Haberde, 2021 yılında envantere giren Bayraktar AKINCI’nın, ilk dönemde kapasitesinin tam olarak doğrulanmasının beklendiği, ancak son testlerle birlikte sistemin artık tam operasyonel seviyeye ulaştığının net biçimde görüldüğü kaydedildi.
AKINCI Politik ve Stratejik Bir Sembol
İtalyan savunma sitesi, AKINCI’nın çok yönlü kullanım kabiliyetine de özel bir parantez açtı. Yüksek irtifa ve uzun menzilli bir insansız hava aracı olarak tasarlanan AKINCI’nın; Suriye’de terör örgütü PKK’ya karşı yürütülen operasyonlarda, ayrıca deprem sonrası arama kurtarma faaliyetlerinde etkin şekilde kullanıldığı hatırlatıldı.

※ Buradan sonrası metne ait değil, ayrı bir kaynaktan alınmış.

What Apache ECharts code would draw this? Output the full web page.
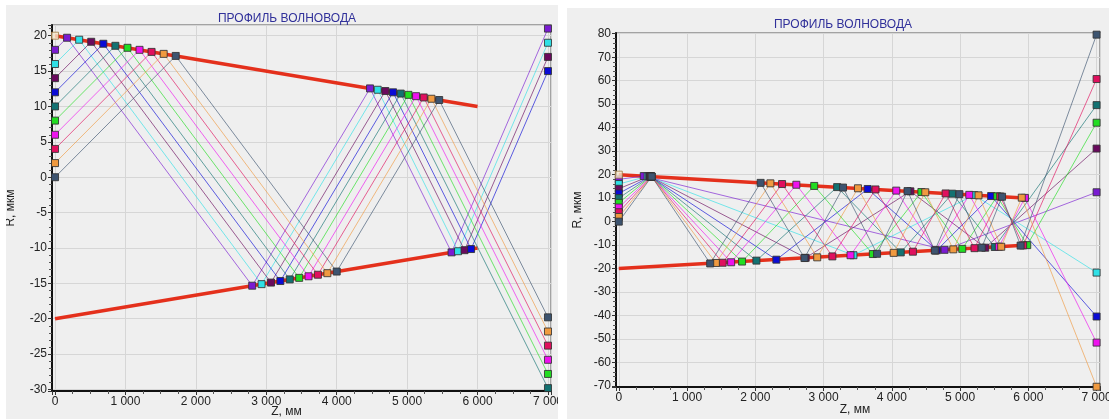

Bu esnek görev profili sayesinde AKINCI’nın yalnızca askeri bir platform değil, aynı zamanda politik ve stratejik bir sembole dönüştüğü ifade edildi.
KIZILELMA’ya Özel Vurgu
Haberde küresel güvenlik ortamı da detaylı şekilde ele alındı. Ukrayna savaşıyla birlikte insansız hava araçlarının modern savaşlardaki kritik rolünün net biçimde ortaya çıktığı, ancak hava savunma sistemleri ve elektronik harp karşısındaki sınırlılıkların da görüldüğü belirtildi.
Türkiye’nin bu tabloya teknoloji seviyesini yükselterek karşılık verdiği ve Bayraktar KIZILELMA ile insansız savaş uçağı segmentinde de iddialı bir konuma yükseldiği yorumu yapıldı.
“Çin ile Rekabet Edebilen Bir Aktör”
Report Difesa, Türkiye’nin İHA ihracatını da stratejik bir kaldıraç olarak değerlendirdi. Türk insansız hava araçlarının Libya, Suriye ve Dağlık Karabağ gibi sahalarda askeri dengeleri etkilediği; Afrika ve Orta Doğu’daki etkinliğini giderek artırdığı ifade edildi.
Özellikle Suudi Arabistan ile yapılan anlaşmaların teknoloji transferi ve yerel üretimi de kapsamasının altı çizilerek, bu yaklaşımın Türkiye’yi NATO içinde bölgesel dron pazarında Çin ile rekabet edebilen bir oyuncu hâline getirdiği vurgulandı.